Aber die Medien fahren voll auf ihn ab. Wer den Namen googelt muss erkennen, dass er im letzten halben Jahr in jeder besseren Zeitung besprochen wurde. Was fürn Hype um einen Hänfling...

... grausiger Höhepunkt der Hysterie war ein Interview im Tagesspiegel, wo der junge Mann ganz stolz berichtet, wie er aus seiner Heimatstadt Berlin ... nee, nicht was Ihr jetzt denkt! ... wie er aus seinem Heimatbezirk in Berlin, dem gepflegten, schönen, aber bisschen langweiligen Charlottenburg¹, bis ins to-taaal abenteuerliche verruchte gefährliche Neukölln gezogen ist. Quasi in die finstersten Favelas von³ Berlin. Das aufregendste, was er in seinem Leben bisher erlebt hat ist, wie sie dort in seiner WG einmal drei Tage nicht abgewaschen haben.

So ein bewegtes Leben macht ihn anscheinend wahnsinnig interessant für jeden ehrgeizigen Journalisten im Land. Spokesman of a Generation! Von Leuten, die ausgerechnet Max Prosa "nichmalsoübel" finden, werden jetzt die beseelten Nada Surf niedergemacht. Oh mann!

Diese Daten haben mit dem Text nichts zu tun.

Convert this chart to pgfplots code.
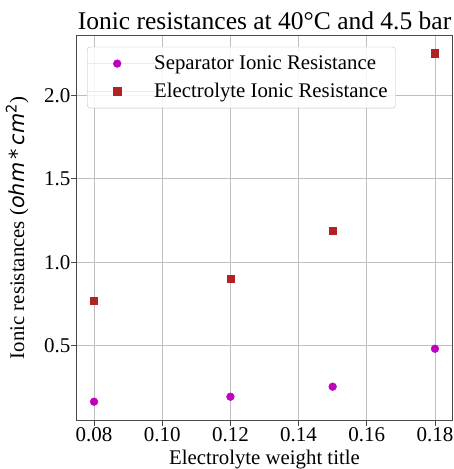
\documentclass[border=0pt]{standalone}
\usepackage{pgfplots}
\pgfplotsset{compat=1.18}
\usepackage{fontspec}
\setmainfont{Liberation Serif}
\newfontfamily\djv{DejaVu Sans}
\definecolor{sepc}{HTML}{BF00BF}
\definecolor{elc}{HTML}{B22222}
\definecolor{axc}{HTML}{4A4A4A}
\begin{document}
\begin{tikzpicture}
\begin{axis}[
  scale only axis, width=375pt, height=384pt,
  xmin=0.075, xmax=0.185, ymin=0.0555, ymax=2.3545,
  xtick={0.08,0.10,0.12,0.14,0.16,0.18},
  ytick={0.5,1.0,1.5,2.0},
  tick label style={font=\fontsize{21}{24}\selectfont},
  xticklabel style={/tikz/inner ysep=2pt, /pgf/number format/.cd, fixed, fixed zerofill, precision=2},
  yticklabel style={/tikz/inner xsep=1pt, /pgf/number format/.cd, fixed, fixed zerofill, precision=1},
  /pgf/number format/assume math mode=true,
  scaled ticks=false,
  grid=major, grid style={gray!50, line width=0.8pt},
  axis line style={axc, line width=1pt},
  tick align=outside, major tick length=5.5pt, tick style={axc, line width=0.8pt},
  xtick pos=lower, ytick pos=left,
  title={Ionic resistances at 40°C and 4.5 bar},
  title style={font=\fontsize{25.5}{28}\selectfont, yshift=-3pt},
  xlabel={Electrolyte weight title},
  ylabel={Ionic resistances ({\djv\itshape ohm\,*\,cm\textsuperscript{\upshape 2}})},
  label style={font=\fontsize{20.8}{24}\selectfont},
  xlabel style={yshift=-3pt},
  ylabel style={yshift=11pt},
  legend style={at={(rel axis cs:0.0267,0.972)}, anchor=north west, draw=gray!50, rounded corners=3pt,
    fill=white, fill opacity=0.85, text opacity=1, draw opacity=1,
    font=\fontsize{20.8}{24}\selectfont, row sep=12pt, inner xsep=0pt, inner ysep=9pt,
    nodes={inner sep=0pt}, column sep=0pt},
  legend cell align=left,
  legend image code/.code={\path (0pt,0pt) -- (67pt,0pt); \draw[#1, fill opacity=1, draw opacity=1] plot coordinates {(30pt,0pt)};},
]
\addplot[only marks, mark=*, mark size=3.9pt, color=sepc, draw=none, fill=sepc]
  coordinates {(0.08,0.165) (0.12,0.195) (0.15,0.255) (0.18,0.482)};
\addlegendentry{Separator Ionic Resistance}
\addplot[only marks, mark=square*, mark size=3.6pt, color=elc, draw=none, fill=elc]
  coordinates {(0.08,0.769) (0.12,0.900) (0.15,1.187) (0.18,2.251)};
\addlegendentry{Electrolyte Ionic Resistance\hspace*{8pt}}
\end{axis}
\pgfresetboundingbox
\path[use as bounding box] ([shift={(-77pt,-49pt)}]current axis.south west) rectangle ([shift={(2pt,36pt)}]current axis.north east);
\end{tikzpicture}
\end{document}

¹ Der Große Bloguator™ kommt übernigens außer aus der Heimatstadt zuletztens auch aus dem schönen Charlottenburch
² ja, gut, die Journalisten hatten für diesen Abend zum Besprechen außerdem Lana del Rey und Leonard Cohen vorgeschlagen - kann man ungefähr erkennen, was für gruselig schlechter Geschmack in der Sendung vorherrschte. Naja, so habe ich mir wieder mal das Geld für die Geisterbahn gespart und muss mich mindestens zwei Wochen lang nicht ritzen.
³ wer Berlin nicht ganz so gut kennt: Hier gibt es wirklich keine Favelas, keine Slums, keine SouthBronx. Der gefährlichste Bezirk ist Spandau - dort stirbt man qualvoll vor Langeweile

1 Kommentar:

Radegunde hat gesagt…

Aber beide waren schon bei Tex Drieschner auf der Couch. Also irgendwas müssen sie ja haben. Sowohl Nada Surf als auch der Herr Prosa. Obwohl: bei TV Noir war auch die Bombastpraline Louisan...und Poisel der Schreckliche.